Record what you are doing in your log.

Experiment 2

Try to produce one of the position versus time plots shown in the figure below.  (your reproduction does not have to be perfect, just close.)  Also record the corresponding velocity versus time plots.

• Paste your best attempts into you log.
• Describe the velocity versus time plots.
• Is your velocity constant?  If not, how is it changing?
• Are you accelerating?  If yes, what is the direction of your acceleration?

Experiment 3

Use the motion sensor to study your natural walking gait.

Have one person start at least five steps away from the motion sensor.  He/she should walk towards the sensor as naturally as he/she can, stop for an instant, and walk backward away from the sensor.  Look at the position and velocity versus time data for the walk.  Repeat the experiment if necessary.  When you are satisfied with the data, adjust the graph axes to best display the data.  Copy the graph to your log and give it a meaningful name.

Use the graphed walking data to answer the following questions in your log.

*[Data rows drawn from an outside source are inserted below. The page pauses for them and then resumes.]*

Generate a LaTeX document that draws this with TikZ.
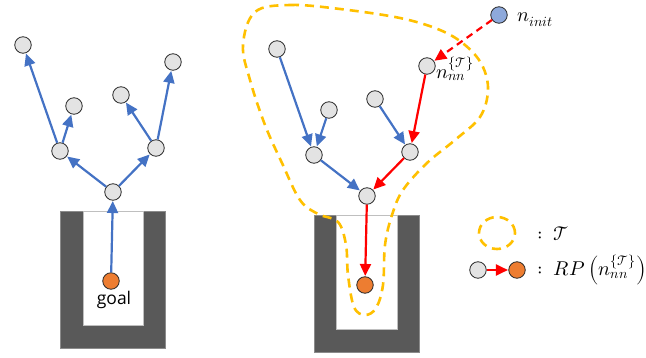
\documentclass[tikz,border=0pt]{standalone}
\usepackage{fontspec}
\usepackage{unicode-math}
\setmainfont{Open Sans}
\setmathfont{Latin Modern Math}
\usetikzlibrary{arrows.meta}
\definecolor{ndgrey}{HTML}{E3E3E3}
\definecolor{orangeC}{HTML}{ED7D31}
\definecolor{blueC}{HTML}{4472C4}
\definecolor{redC}{HTML}{FF0000}
\definecolor{yelC}{HTML}{FFC000}
\definecolor{wallC}{HTML}{595959}
\definecolor{initC}{HTML}{8EA9DB}
\tikzset{
  nd/.style={circle, draw=black!85, line width=0.8pt, fill=ndgrey, minimum size=16.5pt, inner sep=0pt},
  gl/.style={nd, fill=orangeC},
  ini/.style={nd, fill=initC},
  barr/.style={draw=blueC, line width=2.2pt, -{Triangle[length=12pt,width=11pt]}, shorten >=0.4pt},
  rarr/.style={draw=redC, line width=2.2pt, -{Triangle[length=12pt,width=11pt]}, shorten >=0.4pt},
  rdash/.style={rarr, dash pattern=on 7pt off 5pt},
  blob/.style={draw=yelC, line width=2.6pt, dash pattern=on 9pt off 6pt},
  wall/.style={fill=wallC, draw=wallC!70},
  hole/.style={fill=white, draw=black!25, line width=0.6pt},
  mlab/.style={inner sep=0pt, font=\fontsize{20}{24}\selectfont}
}
\begin{document}
\begin{tikzpicture}[x=1pt, y=-1pt]
\useasboundingbox (0,0) rectangle (646,358);
% ---------- left scene ----------
\fill[wall] (60,211) rectangle (165,348);
\draw[hole] (83,211) rectangle (143,325);
\node[gl] (g1) at (111,281) {};
\node[inner sep=0pt, font=\fontsize{17.5}{20}\selectfont] (goal) at (114,300) {goal};
\node[nd] (a) at (113,192) {};
\node[nd] (b) at (60,151) {};
\node[nd] (c) at (156,148) {};
\node[nd] (b1) at (23,45) {};
\node[nd] (b2) at (74,106) {};
\node[nd] (c1) at (121,95) {};
\node[nd] (c2) at (173,62) {};
\draw[barr] (g1) -- (a);
\draw[barr] (a) -- (b);
\draw[barr] (a) -- (c);
\draw[barr] (b) -- (b1);
\draw[barr] (b) -- (b2);
\draw[barr] (c) -- (c1);
\draw[barr] (c) -- (c2);
% ---------- right scene ----------
\fill[wall] (314,215) rectangle (419,352);
\draw[hole] (336,215) rectangle (397,329);
\draw[blob] plot[smooth cycle, tension=0.6] coordinates {
 (255,12) (290,5) (340,9) (400,18) (440,30) (465,45) (482,65) (488,90)
 (480,117) (455,140) (427,163) (403,190) (392,215) (385,245) (383,285)
 (376,308) (365,315) (354,307) (348,275) (346,245) (338,222) (318,214)
 (300,200) (282,163) (265,125) (250,80) (243,45)};
\node[gl] (g2) at (365,285) {};
\node[nd] (r) at (367,196) {};
\node[nd] (l) at (314,155) {};
\node[nd] (m) at (410,152) {};
\node[nd] (l1) at (277,49) {};
\node[nd] (l2) at (329,110) {};
\node[nd] (m1) at (375,99) {};
\node[nd] (nn) at (427,66) {};
\node[ini] (init) at (499,15) {};
\node[mlab, anchor=west] (initlab) at (517,20) {$n_{init}$};
\node[mlab, anchor=north west] (nnlab) at (436,57) {$n_{nn}^{\{\mathcal{T}\}}$};
\draw[barr] (l1) -- (l);
\draw[barr] (l2) -- (l);
\draw[barr] (m1) -- (m);
\draw[barr] (l) -- (r);
\draw[rarr] (nn) -- (m);
\draw[rarr] (m) -- (r);
\draw[rarr] (r) -- (g2);
\draw[rdash] (init) -- (nn);
% ---------- legend ----------
\draw[yelC, line width=2.6pt, dash pattern=on 9pt off 6pt] (497,233) ellipse [x radius=18pt, y radius=16pt];
\node[mlab, anchor=west] (leg1) at (537,234) {$:\;\mathcal{T}$};
\node[nd] (lg) at (478,270) {};
\node[gl] (lo) at (517,270) {};
\draw[rarr] (lg) -- (lo);
\node[mlab, anchor=west] (leg2) at (537,270) {$:\;RP\left(n_{nn}^{\{\mathcal{T}\}}\right)$};
\end{tikzpicture}
\end{document}
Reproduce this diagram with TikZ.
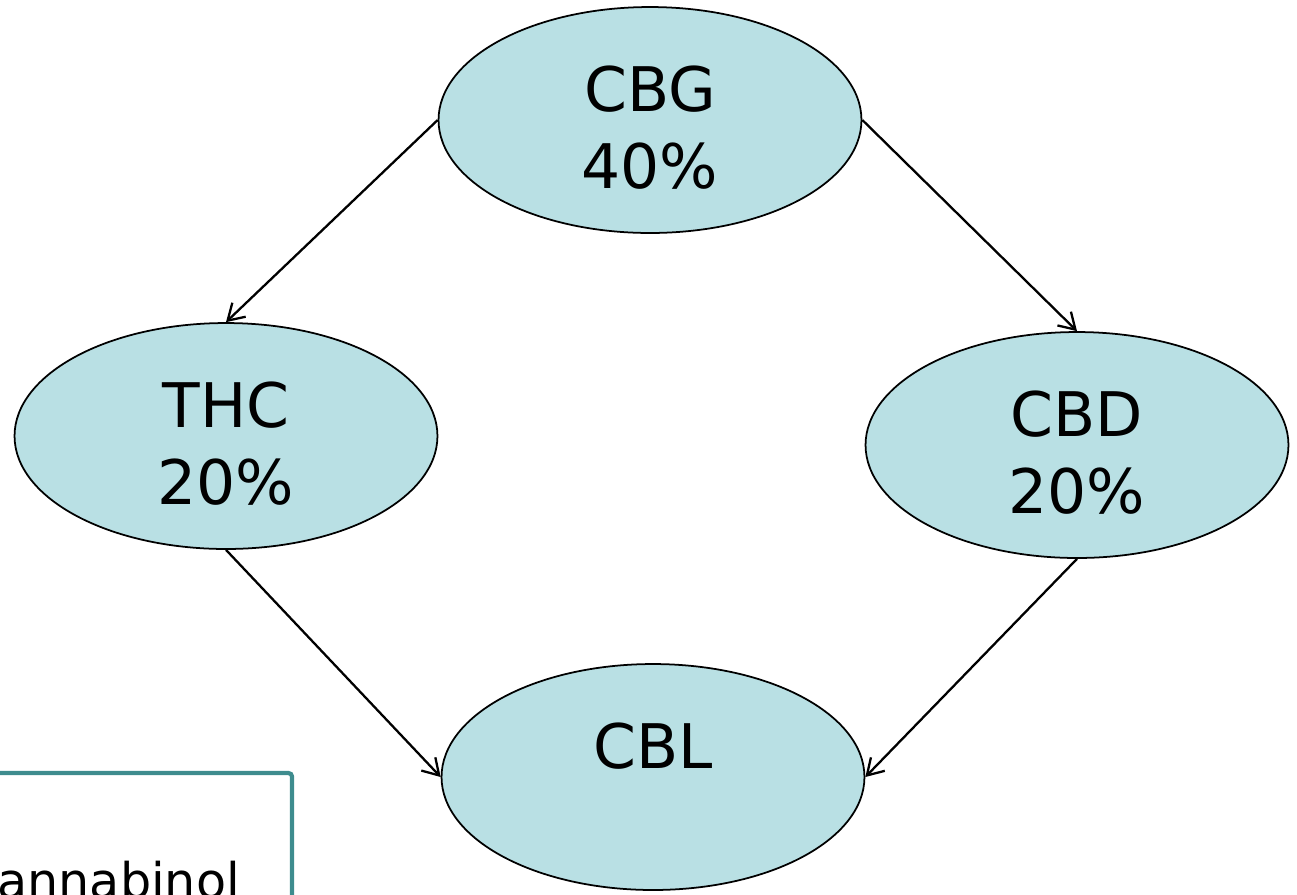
\documentclass[tikz,border=0pt]{standalone}
\usepackage{fontspec}
\setmainfont{DejaVu Sans}
\usetikzlibrary{arrows.meta,shapes.geometric}
\definecolor{bubblefill}{RGB}{185,224,228}
\definecolor{frameteal}{RGB}{62,140,142}

\begin{document}
\begin{tikzpicture}[
  x=0.02cm,y=-0.02cm,
  font=\fontsize{35}{44}\selectfont,
  bubble/.style={draw,line width=1pt,ellipse,fill=bubblefill,
    minimum width=8.46cm,minimum height=4.52cm,inner sep=0pt,text height=79pt},
  to/.style={-{Straight Barb[length=9pt,width=11pt]},line width=1.3pt},
  every node/.style={align=center}]

  \useasboundingbox (0,0) rectangle (1297,894);
  \clip (0,0) rectangle (1297,894);

  % Position the nodes
  \node[bubble] (CBG) at (650,120) {CBG\\40\%};
  \node[bubble] (THC) at (226,436) {THC\\20\%};
  \node[bubble] (CBD) at (1077,445) {CBD\\20\%};
  \node[bubble] (CBL) at (653,777) {CBL\\\phantom{0}};

  % Legend box, cut by the edge of the picture
  \draw[frameteal,line width=2.4pt,rounded corners=2pt] (-10,773) rectangle (292,960);
  \node[anchor=base west,inner sep=0pt,font=\fontsize{28}{34}\selectfont] (legend) at (-3,898) {annabinol};

  % Draw the arrows between the nodes
  \draw[to] (CBG.west) -- (THC.north);
  \draw[to] (CBG.east) -- (CBD.north);
  \draw[to] (THC.south) -- (CBL.west);
  \draw[to] (CBD.south) -- (CBL.east);
\end{tikzpicture}
\end{document}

• Describe in words what the position and velocity graphs are telling you about your motion.  Give as much detail as you can.
• Even though the velocity lines are basically straight, do they display a little "wiggle"   Compare your graphs with those of other groups.  Do the graphs of all groups show this wiggle?  What does the wiggle tell you?
• Identify on your graph where in the wiggle are you speeding up and slowing down.  Where in your gait could you be speeding up or slowing down?  Examine the push off and heel strike portions of your gait.
• Determine your stride length from your data.  How did you do this determination?  Does this value seem reasonable?  Explain!